Джина задержалась, вздохнула, собралась с силами, чтобы крикнуть, а когда услышала свой голос, ей показалось, что кричит она слишком громко:
— Эй, тетка Анджа, тяжело раненные твои?
Анджа оглянулась, поискала взглядом, кто ее звал, и не нашла.
— Кто меня зовет? Или послышалось?
— Это я, тетка Анджа, неужели не узнаешь?
Анджа увидела Джину и, с трудом узнав, улыбнулась.
— Ах, это ты, Джинка! Жива-здорова!
— Да, жива еле-еле, а здоровья нету…
— Есть, есть, будет и здоровье и веселье! Раз идешь, значит, все будет!
— Раны-то тяжелые? — снова спросила Джина.
— Тяжелые! Раненому тяжко и в мягкой постели, в госпитале, где тебе и инструменты и лекарства всякие боль смягчают. Мучается раненый, моя Джинка, и когда все стараются облегчить страдания; когда врачи и санитары целый день суетятся вокруг него с бинтами да перевязками, чтоб было сухо да чисто, а я Мировича в грязной канаве подняла — и попробовал пойти было сам, да по дороге силы оставили…

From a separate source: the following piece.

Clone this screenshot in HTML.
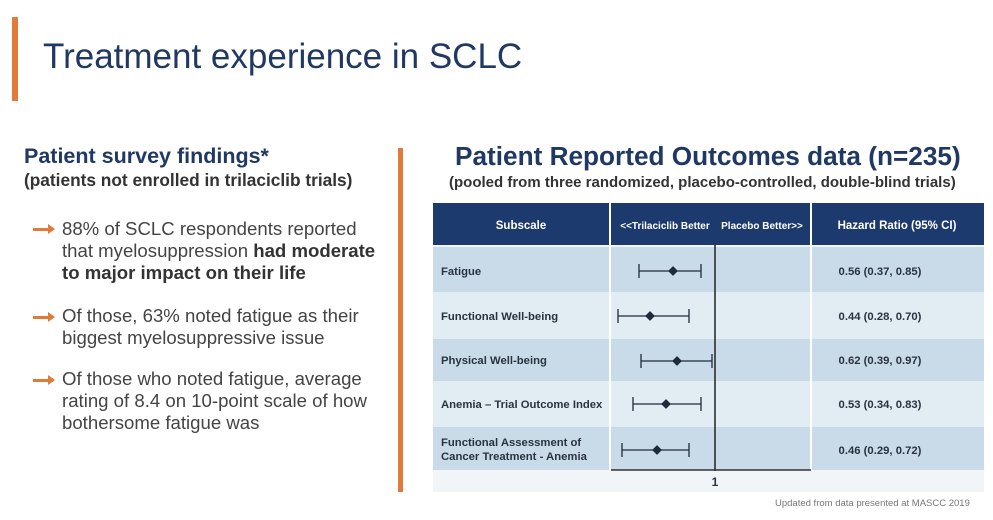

— Это тот Мирович, что из Уганя?.. Он родня тебе?
— Сосед — самая ближняя родня. И он моих посреди дороги не бросил бы.
— А я подумала, это твой сын: сейчас каждый только о своем и печется!
— О сынах ничего не знаю, не легче им, чем другим, да и не должно быть легче!
— А второй кто? Что-то я не знаю его. И он из Уганя?
— И я не знаю. Сдается, далматинец.
— Почему думаешь?
— Помнится, вроде бы далматинцы просили прихватить его вместе с Мировичем. За рекой, внизу это было, сами измученные… Посадили его на коня и исчезли. Да что там, у них есть дела поважнее. А с этим и я справлюсь! Ну, счастливо! Эй, живее!.. Только бы эта злосчастная кляча перенесла их через перевал, а там полегче будет.
— И ты, дорогая тетка Анджа, думаешь, это последний перевал?
— Какой-нибудь наверняка будет последним — этот или другой.
— И думаешь, будет легче?
— Должно быть, а как же! Когда-нибудь ведь должно стать легче!
— Если этот не последний, до другого я не дойду.
— Последний, говорю же тебе. Пойдем со мной!
— Не могу, тетка Анджа, ты слишком быстро идешь.
— И нужно быстро, моя Джинка, нужно… Давай руку и пойдем.
— Нет, не надо! У тебя не десять рук, чтобы всем помогать.
В надежде, что потом догонит Анджу — только с силами соберется, — Джина остановилась передохнуть. Дождь кончился. Вроде бы совсем, ни капли не падало. Но стоило кому-то упомянуть об этом, как на людей обрушился косой ливень — точно в наказание за легковерие. «Нужно всегда лукавить, — подумала Джина. — Если понадеешься на что-нибудь, молчи, не говори другому. Но кому другому?» — спросила она себя и не нашла ответа. Тучи не расходятся, висят вниз головой. Плечами уперлись в леса, головы к потокам нагнули, морды в долины опустили — вынюхивают людей, дышат им в затылки.
— Хорошо, что тучи низко, — до Джины доносятся голоса проходящих мимо людей.
— Самолетов будет меньше, а то и вовсе не прилетят.
— Черта с два! И вчера тучи были низко, а они весь лес прочесали. Как знать! Ничего не известно.
— И им нехота в такую погоду лететь. Если и прилетят, целиться не смогут. И то дело.
Однако немцы норовят возместить отсутствие самолетов пушками: стреляют и с холма, что за рекой, и из-за зеленых укрытий, и из расщелин в скалах, но торопятся и бьют впустую. Иногда разворотят дорогу, обрушат на людей земляной шквал, а колонна обогнет воронку и снова течет себе, словно река, — проклятая, одержимая река, повернувшая вспять, в гору.
Кто-то толкнул Джину. Она поскользнулась и рассерженно сказала:
— Эй, товарищ, что же ты? Почему не смотришь?
— Сама, милая, смотри! Хочешь, чтобы я за тобой смотрел? Тогда подойди — я тебя подниму.
— Эх ты! Видно, не знаешь ты, что такое товарищество, — сказала Джина.
— Товарищество вместе с хлебом сгинуло, — вмешался в разговор другой.
— Товарищ, дай и мне хлеба, — послышался голодный детский голосок.
— И доброты человеческой нет больше, — добавил говоривший и исчез за поворотом.